Lyn was totally enchanting, and quite inspiring, as she talked with a gentle humour about the different phases in her life, and her new life of creativity and contentment. She was very moving as she spoke about the experiences that inspired her novel, the way her passion for reading gave her emotional support during her solitary years of recovery, her relationship with her therapist and the way her head was mended (with vinegar and brown paper…), and her return to education after working on factory assembly lines. We heard too about the many years spent writing and re-writing The Wacky Man, the difficulties in bringing it to publication when “what will sell” has such a narrow definition, and her total delight at her success in winning the Luke Bitmead award and publication with Legend Press. And her enthusiasm was wonderfully infectious as she talked about some of her more recent passions like learning Tibetan, playing the guitar and singing (but not at the same time), working on her allotment, and learning to drive.

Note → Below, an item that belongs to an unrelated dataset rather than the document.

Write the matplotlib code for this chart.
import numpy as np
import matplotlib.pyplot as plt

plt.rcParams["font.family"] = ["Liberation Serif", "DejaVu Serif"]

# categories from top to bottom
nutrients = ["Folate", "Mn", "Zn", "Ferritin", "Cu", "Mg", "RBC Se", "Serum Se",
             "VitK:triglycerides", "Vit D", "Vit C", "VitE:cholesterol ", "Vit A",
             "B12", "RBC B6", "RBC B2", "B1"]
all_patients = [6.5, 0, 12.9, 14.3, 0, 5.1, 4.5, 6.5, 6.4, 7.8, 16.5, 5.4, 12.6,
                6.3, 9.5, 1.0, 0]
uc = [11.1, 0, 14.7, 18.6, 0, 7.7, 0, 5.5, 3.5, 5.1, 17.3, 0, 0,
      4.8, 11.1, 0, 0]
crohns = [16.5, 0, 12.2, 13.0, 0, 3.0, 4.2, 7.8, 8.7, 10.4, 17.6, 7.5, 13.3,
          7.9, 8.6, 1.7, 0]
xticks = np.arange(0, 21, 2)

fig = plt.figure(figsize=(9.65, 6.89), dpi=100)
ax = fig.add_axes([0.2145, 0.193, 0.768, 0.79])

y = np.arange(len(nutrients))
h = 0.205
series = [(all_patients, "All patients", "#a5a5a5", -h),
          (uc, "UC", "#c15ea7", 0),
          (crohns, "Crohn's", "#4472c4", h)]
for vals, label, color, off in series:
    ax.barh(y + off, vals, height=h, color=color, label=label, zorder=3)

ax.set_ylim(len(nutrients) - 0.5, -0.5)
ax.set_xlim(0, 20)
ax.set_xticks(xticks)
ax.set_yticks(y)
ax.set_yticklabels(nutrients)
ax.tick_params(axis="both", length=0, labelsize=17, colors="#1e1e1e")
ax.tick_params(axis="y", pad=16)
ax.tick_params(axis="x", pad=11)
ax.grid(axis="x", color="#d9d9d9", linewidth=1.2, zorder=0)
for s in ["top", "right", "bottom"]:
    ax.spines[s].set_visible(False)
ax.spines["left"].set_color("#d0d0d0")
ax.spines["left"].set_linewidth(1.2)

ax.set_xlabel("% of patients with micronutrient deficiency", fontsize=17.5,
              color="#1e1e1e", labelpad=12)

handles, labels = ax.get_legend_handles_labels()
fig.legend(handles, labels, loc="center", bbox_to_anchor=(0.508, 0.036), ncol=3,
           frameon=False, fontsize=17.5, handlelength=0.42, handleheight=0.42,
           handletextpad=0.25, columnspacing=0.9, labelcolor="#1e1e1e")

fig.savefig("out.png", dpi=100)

Hearing Lyn talk was such a unique experience that I’m really struggling to do it justice – if you ever have the opportunity to spend time in her company, do grasp it. I think everyone present walked off into the night eager to read her book, and aware that we’d been privileged to meet a rather special lady.
My new shrink asks me, ‘What things do you remember about being very young?’ It’s like looking into a murky river, I say. Memories flash near the surface like fish coming up for flies. The past peeps out, startles me, and then is gone…
Amanda secludes herself in her bedroom, no longer willing to face the outside world. Gradually, she pieces together the story of her life: her brothers have had to abandon her, her mother scarcely talks to her, and the Wacky Man could return any day to burn the house down. Just like he promised.
As her family disintegrates, Amanda hopes for a better future, a way out from the violence and fear that has consumed her childhood. But can she cling to her sanity, before insanity itself is her only means of escape?
I must too pay tribute to the lovely team from the Ilkley Literary Festival organising the event and greeting the audience – they were really excellent. A lovely way to spend a Saturday night.